### Work to complete:
Please print exactly the lines below, from the start of the material up to and including the line with "(risk) at (646.5,675)", but none of the pictures.

### Data segment:
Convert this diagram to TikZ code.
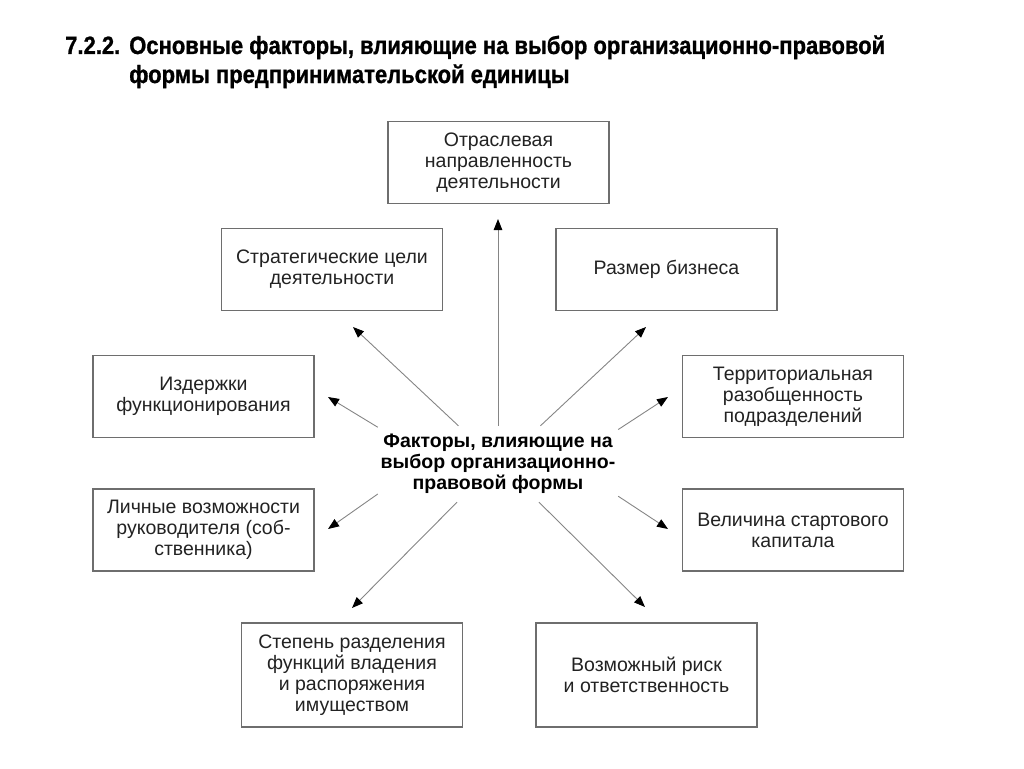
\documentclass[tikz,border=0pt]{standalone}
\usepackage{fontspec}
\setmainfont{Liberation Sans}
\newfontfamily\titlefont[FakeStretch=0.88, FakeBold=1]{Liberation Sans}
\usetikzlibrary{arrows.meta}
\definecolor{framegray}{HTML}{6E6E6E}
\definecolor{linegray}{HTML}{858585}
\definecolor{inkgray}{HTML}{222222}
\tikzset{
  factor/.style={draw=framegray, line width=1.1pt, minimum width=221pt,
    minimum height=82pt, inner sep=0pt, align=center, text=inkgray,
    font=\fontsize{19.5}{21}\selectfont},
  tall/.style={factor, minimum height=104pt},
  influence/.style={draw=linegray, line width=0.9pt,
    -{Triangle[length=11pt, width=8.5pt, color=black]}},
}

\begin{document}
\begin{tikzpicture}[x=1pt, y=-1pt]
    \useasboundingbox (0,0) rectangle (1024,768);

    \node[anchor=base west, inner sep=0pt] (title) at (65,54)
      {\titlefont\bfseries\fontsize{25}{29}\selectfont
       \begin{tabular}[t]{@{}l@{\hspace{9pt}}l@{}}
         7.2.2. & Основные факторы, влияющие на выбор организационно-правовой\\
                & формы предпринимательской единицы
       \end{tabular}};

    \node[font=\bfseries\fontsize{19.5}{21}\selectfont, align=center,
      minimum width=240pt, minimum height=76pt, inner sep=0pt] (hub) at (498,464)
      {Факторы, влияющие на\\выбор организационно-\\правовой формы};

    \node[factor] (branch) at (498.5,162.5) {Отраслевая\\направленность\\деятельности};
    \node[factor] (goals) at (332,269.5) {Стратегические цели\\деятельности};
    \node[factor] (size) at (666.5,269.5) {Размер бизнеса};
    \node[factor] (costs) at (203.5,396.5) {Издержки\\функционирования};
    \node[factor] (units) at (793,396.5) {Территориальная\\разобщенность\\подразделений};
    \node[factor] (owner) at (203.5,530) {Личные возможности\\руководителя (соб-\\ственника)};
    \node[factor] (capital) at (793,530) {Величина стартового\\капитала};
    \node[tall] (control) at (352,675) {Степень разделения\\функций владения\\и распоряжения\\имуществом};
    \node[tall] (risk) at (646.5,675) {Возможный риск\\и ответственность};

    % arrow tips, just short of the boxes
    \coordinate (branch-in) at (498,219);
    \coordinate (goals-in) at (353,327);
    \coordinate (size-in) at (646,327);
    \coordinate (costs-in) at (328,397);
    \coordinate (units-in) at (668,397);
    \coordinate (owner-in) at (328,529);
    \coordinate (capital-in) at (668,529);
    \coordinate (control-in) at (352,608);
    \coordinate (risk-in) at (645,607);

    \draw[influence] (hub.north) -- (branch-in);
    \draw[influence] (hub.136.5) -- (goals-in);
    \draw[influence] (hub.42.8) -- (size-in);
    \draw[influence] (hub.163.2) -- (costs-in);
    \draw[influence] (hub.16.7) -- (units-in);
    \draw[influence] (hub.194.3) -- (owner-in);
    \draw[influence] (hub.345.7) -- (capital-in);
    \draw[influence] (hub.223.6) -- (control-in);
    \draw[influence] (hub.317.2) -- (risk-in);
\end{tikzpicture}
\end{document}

### Result of this task:
Convert this diagram to TikZ code.
\documentclass[tikz,border=0pt]{standalone}
\usepackage{fontspec}
\setmainfont{Liberation Sans}
\newfontfamily\titlefont[FakeStretch=0.88, FakeBold=1]{Liberation Sans}
\usetikzlibrary{arrows.meta}
\definecolor{framegray}{HTML}{6E6E6E}
\definecolor{linegray}{HTML}{858585}
\definecolor{inkgray}{HTML}{222222}
\tikzset{
  factor/.style={draw=framegray, line width=1.1pt, minimum width=221pt,
    minimum height=82pt, inner sep=0pt, align=center, text=inkgray,
    font=\fontsize{19.5}{21}\selectfont},
  tall/.style={factor, minimum height=104pt},
  influence/.style={draw=linegray, line width=0.9pt,
    -{Triangle[length=11pt, width=8.5pt, color=black]}},
}

\begin{document}
\begin{tikzpicture}[x=1pt, y=-1pt]
    \useasboundingbox (0,0) rectangle (1024,768);

    \node[anchor=base west, inner sep=0pt] (title) at (65,54)
      {\titlefont\bfseries\fontsize{25}{29}\selectfont
       \begin{tabular}[t]{@{}l@{\hspace{9pt}}l@{}}
         7.2.2. & Основные факторы, влияющие на выбор организационно-правовой\\
                & формы предпринимательской единицы
       \end{tabular}};

    \node[font=\bfseries\fontsize{19.5}{21}\selectfont, align=center,
      minimum width=240pt, minimum height=76pt, inner sep=0pt] (hub) at (498,464)
      {Факторы, влияющие на\\выбор организационно-\\правовой формы};

    \node[factor] (branch) at (498.5,162.5) {Отраслевая\\направленность\\деятельности};
    \node[factor] (goals) at (332,269.5) {Стратегические цели\\деятельности};
    \node[factor] (size) at (666.5,269.5) {Размер бизнеса};
    \node[factor] (costs) at (203.5,396.5) {Издержки\\функционирования};
    \node[factor] (units) at (793,396.5) {Территориальная\\разобщенность\\подразделений};
    \node[factor] (owner) at (203.5,530) {Личные возможности\\руководителя (соб-\\ственника)};
    \node[factor] (capital) at (793,530) {Величина стартового\\капитала};
    \node[tall] (control) at (352,675) {Степень разделения\\функций владения\\и распоряжения\\имуществом};
    \node[tall] (risk) at (646.5,675) {Возможный риск\\и ответственность};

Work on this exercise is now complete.